Later on, when the flying shuttle was created, it prevented the need to pass the weft threads back and forth, by hand. However, the mechanized shuttle could get going at such an unregulated speed, it could break loose, flying into someone’s head or eye. Fingers and hands often got caught in machinery. Children were used to re-tie broken threads because they could run quickly to the thread, do the work, and retreat quickly to get out of the way. Long hair of girls and women, if not tied back, also caused accidents, some of them fatal.

As is often the case, throughout history, the rich get rich by exploiting the poor and needy. It was not until the mill workers began speaking out for themselves that situations began to change. At the same time, new regulations like shorter work days and more pay cut into profits; and union activities such as picketing and strikes, in the long run, seem to have helped to shut down many of the mills that were prosperous in the 19th century.

Change is afoot, even today, regarding mills and the preservation of them and their history. The American Textile History Museum has sold mill equipment, formerly used in New England, pieces of New England history, to a repository in the South.

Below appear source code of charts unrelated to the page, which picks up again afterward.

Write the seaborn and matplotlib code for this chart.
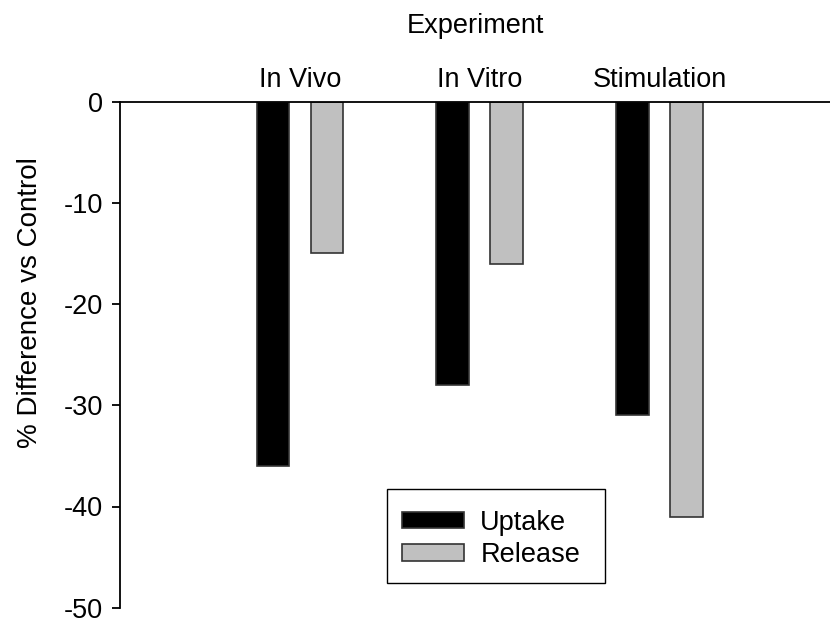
import matplotlib
matplotlib.use("Agg")
import matplotlib.pyplot as plt
from matplotlib.patches import Rectangle
import seaborn as sns
import pandas as pd

# Percent change relative to control for each experiment
experiments = ["In Vivo", "In Vitro", "Stimulation"]
uptake = [-36, -28, -31]
release = [-15, -16, -41]
measures = ["Uptake", "Release"]
y_ticks = [0, -10, -20, -30, -40, -50]

df = pd.DataFrame({
    "Experiment": experiments * 2,
    "Measure": ["Uptake"] * len(experiments) + ["Release"] * len(experiments),
    "Value": uptake + release,
})

sns.set_theme(style="white")
plt.rcParams["font.family"] = ["Liberation Sans", "DejaVu Sans"]
plt.rcParams["text.color"] = "black"
plt.rcParams["axes.labelcolor"] = "black"
plt.rcParams["xtick.color"] = "black"
plt.rcParams["ytick.color"] = "black"
FS = 19.5

fig = plt.figure(figsize=(8.3, 6.22), dpi=100)
ax = fig.add_axes([120 / 830, 1 - 607.7 / 622, 710 / 830, (607.7 - 101.7) / 622])

sns.barplot(
    data=df, x="Experiment", y="Value", hue="Measure",
    order=experiments, hue_order=measures,
    palette={"Uptake": "#000000", "Release": "#C0C0C0"},
    width=0.6, gap=0.39, edgecolor="#333333", linewidth=1.2,
    errorbar=None, ax=ax,
)

ax.set_xlim(-1.0, 2.945)
ax.set_ylim(-50, 0)
ax.set_yticks(y_ticks)
ax.set_yticklabels([str(v) for v in y_ticks], fontsize=FS)

# Category axis sits along the zero line at the top
ax.xaxis.tick_top()
ax.xaxis.set_label_position("top")
ax.tick_params(axis="x", length=0, pad=6, labelsize=FS)
ax.tick_params(axis="y", direction="out", length=6, width=1.3, pad=6, left=True)
ax.set_xlabel("Experiment", fontsize=FS, labelpad=24.5)
ax.set_ylabel("% Difference vs Control", fontsize=20)
ax.yaxis.set_label_coords(-0.1083, 0.604)

for side in ["right", "bottom"]:
    ax.spines[side].set_visible(False)
for side in ["top", "left"]:
    ax.spines[side].set_color("black")
    ax.spines[side].set_linewidth(1.3)
ax.grid(False)

# Legend entries with a separate boxed frame around them
leg = ax.legend(
    loc="upper left", bbox_to_anchor=((401 - 120) / 708, (607.7 - 509.5) / 506),
    fontsize=FS, frameon=False,
    handlelength=2.3, handleheight=0.55, handletextpad=0.6,
    borderpad=0, labelspacing=0.24, borderaxespad=0,
)
frame = Rectangle(
    ((386 - 120) / 708, (607.7 - 583) / 506),
    (604 - 386) / 708, (583 - 489) / 506,
    transform=ax.transAxes, facecolor="white", edgecolor="black",
    linewidth=1.0, zorder=4,
)
ax.add_patch(frame)
leg.set_zorder(5)

fig.savefig("out.png", dpi=100, facecolor="white")
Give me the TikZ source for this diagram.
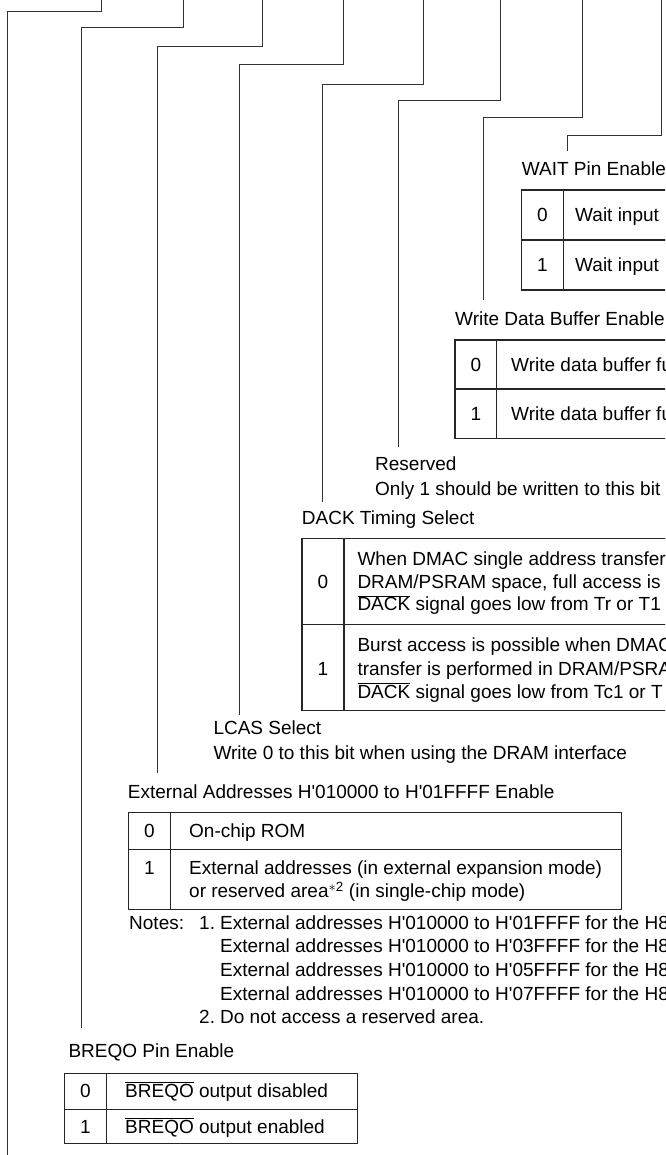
\documentclass[tikz,border=0pt]{standalone}
\usepackage{fontspec}
\setmainfont{Liberation Sans}
\newcommand{\ovr}[1]{\ensuremath{\overline{\mbox{#1}}}}
\newcommand{\ap}{\textquotesingle}
\begin{document}
\begin{tikzpicture}[x=1pt,y=-1pt,
  lbl/.style={anchor=base west,inner sep=0pt,font=\fontsize{19}{23}\selectfont},
  num/.style={anchor=base,inner sep=0pt,font=\fontsize{19}{23}\selectfont},
  wire/.style={line width=1pt,draw=black!80},
  tbl/.style={line width=1.1pt,draw=black!85}]
\useasboundingbox (0,0) rectangle (665,1155);
\begin{scope}
\clip (0,0) rectangle (665,1155);
% ---------- bit connectors ----------
\coordinate (t1) at (101.8,0); \coordinate (k1) at (7.3,11.7);  \coordinate (e1) at (7.3,1155);
\coordinate (t2) at (183.2,0); \coordinate (k2) at (81,27.7);   \coordinate (e2) at (81,1028.3);
\coordinate (t3) at (262,0);   \coordinate (k3) at (157.3,46.7);\coordinate (e3) at (157.3,772.7);
\coordinate (t4) at (343.5,0); \coordinate (k4) at (239,64.3);  \coordinate (e4) at (239,715);
\coordinate (t5) at (423.7,0); \coordinate (k5) at (322,85);    \coordinate (e5) at (322,502.3);
\coordinate (t6) at (500.4,0); \coordinate (k6) at (398.6,101); \coordinate (e6) at (398.6,447);
\coordinate (t7) at (582.3,0); \coordinate (k7) at (483,117.7); \coordinate (e7) at (483,300);
\coordinate (t8) at (661.6,0); \coordinate (k8) at (567,135.7); \coordinate (e8) at (567,150.7);
\foreach \i in {1,...,8}{\draw[wire] (t\i) |- (k\i) -- (e\i);}

% ---------- WAIT Pin Enable ----------
\node[lbl] (wlab) at (521.7,175.8) {WAIT Pin Enable};
\draw[tbl] (521.7,190) rectangle (690,290);
\draw[tbl] (521.7,240) -- (690,240) (563.3,190) -- (563.3,290);
\node[num] (w0n) at (542.5,221.5) {0};
\node[lbl] (w0t) at (575,221.5) {Wait input};
\node[num] (w1n) at (542.5,271.5) {1};
\node[lbl] (w1t) at (575,271.5) {Wait input};

% ---------- Write Data Buffer Enable ----------
\node[lbl] (blab) at (455,325.8) {Write Data Buffer Enable};
\draw[tbl] (455,340) rectangle (690,438.3);
\draw[tbl] (455,389) -- (690,389) (496.7,340) -- (496.7,438.3);
\node[num] (b0n) at (475.9,371) {0};
\node[lbl] (b0t) at (511,371) {Write data buffer fu};
\node[num] (b1n) at (475.9,420) {1};
\node[lbl] (b1t) at (511,420) {Write data buffer fu};

% ---------- Reserved ----------
\node[lbl] (rlab) at (375,470.5) {Reserved};
\node[lbl] (rtxt) at (375,495.5) {Only 1 should be written to this bit};

% ---------- DACK Timing Select ----------
\node[lbl] (dlab) at (301.7,524.8) {DACK Timing Select};
\draw[tbl] (302,538.3) rectangle (690,710.7);
\draw[tbl] (302,624.3) -- (690,624.3) (344,538.3) -- (344,710.7);
\node[num] (d0n) at (323,588) {0};
\node[lbl] (d0a) at (357.3,565.5) {When DMAC single address transfer};
\node[lbl] (d0b) at (357.3,588) {DRAM/PSRAM space, full access is};
\node[lbl] (d0c) at (357.3,610.5) {\ovr{DACK} signal goes low from Tr or T1};
\node[num] (d1n) at (323,675) {1};
\node[lbl] (d1a) at (357.3,651.5) {Burst access is possible when DMAC};
\node[lbl] (d1b) at (357.3,675) {transfer is performed in DRAM/PSRAM};
\node[lbl] (d1c) at (357.3,698) {\ovr{DACK} signal goes low from Tc1 or T};

% ---------- LCAS Select ----------
\node[lbl] (llab) at (213.3,734.8) {LCAS Select};
\node[lbl] (ltxt) at (213.3,759.8) {Write 0 to this bit when using the DRAM interface};

% ---------- External Addresses ----------
\node[lbl] (xlab) at (127.7,798.2) {External Addresses H\ap010000 to H\ap01FFFF Enable};
\draw[tbl] (128.3,812.3) rectangle (621.7,909.3);
\draw[tbl] (128.3,849.3) -- (621.7,849.3) (170.3,812.3) -- (170.3,909.3);
\node[num] (x0n) at (149.3,837.5) {0};
\node[lbl] (x0t) at (189,837.5) {On-chip ROM};
\node[num] (x1n) at (149.3,874.2) {1};
\node[lbl] (x1a) at (189,874.2) {External addresses (in external expansion mode)};
\node[lbl] (x1b) at (189,897.5) {or reserved area\textsuperscript{$\ast$2} (in single-chip mode)};

% ---------- Notes ----------
\node[lbl] (nlab) at (129,929) {Notes:};
\node[lbl] (n1) at (199,929) {1.};
\node[lbl] (n1a) at (220,929) {External addresses H\ap010000 to H\ap01FFFF for the H8};
\node[lbl] (n1b) at (220,952.7) {External addresses H\ap010000 to H\ap03FFFF for the H8};
\node[lbl] (n1c) at (220,976.3) {External addresses H\ap010000 to H\ap05FFFF for the H8};
\node[lbl] (n1d) at (220,1000) {External addresses H\ap010000 to H\ap07FFFF for the H8};
\node[lbl] (n2) at (199,1023.6) {2.};
\node[lbl] (n2a) at (220,1023.6) {Do not access a reserved area.};

% ---------- BREQO Pin Enable ----------
\node[lbl] (qlab) at (68.3,1057.2) {BREQO Pin Enable};
\draw[tbl] (64.3,1073.3) rectangle (357.3,1143.3);
\draw[tbl] (64.3,1109.3) -- (357.3,1109.3) (106.7,1073.3) -- (106.7,1143.3);
\node[num] (q0n) at (85.5,1097.2) {0};
\node[lbl] (q0t) at (125,1097.2) {\ovr{BREQO} output disabled};
\node[num] (q1n) at (85.5,1133.2) {1};
\node[lbl] (q1t) at (125,1133.2) {\ovr{BREQO} output enabled};
\end{scope}
\end{tikzpicture}
\end{document}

The Cranston Printworks, a long term producer of print textiles, in Webster, Massachusetts is now having their printed cottons produced overseas, joining a number of other companies who have done the same. This is one of the reasons that consumers must buy desired fabric, when it is first seen in a shop or online. Overall “runs” of any given printed cloth is very limited.

People in the quilt industry, from designers to editors, to quilt shop owners who prepare kits, as mentioned in publications, must wait months and months for some of these new overseas shipments of fabrics.

I totally agree with Sandra LeBeau, the speaker whom I mentioned in my last blog. She divides Mill time into three sections: pre-Industrial, Industrial, and post-Industrial. Considering all the outsourcing of manufactured goods, the United States fits best into the last category.

Cotton has been a mainstay of textile making for centuries. I am reading a book titled, Big Cotton: How A Humble Fiber Created Fortunes, Wrecked Civilizations, and Put America on the Map. Please see the link below. I have been intrigued in reading about the theft of inventions and patented items related to textile equipment.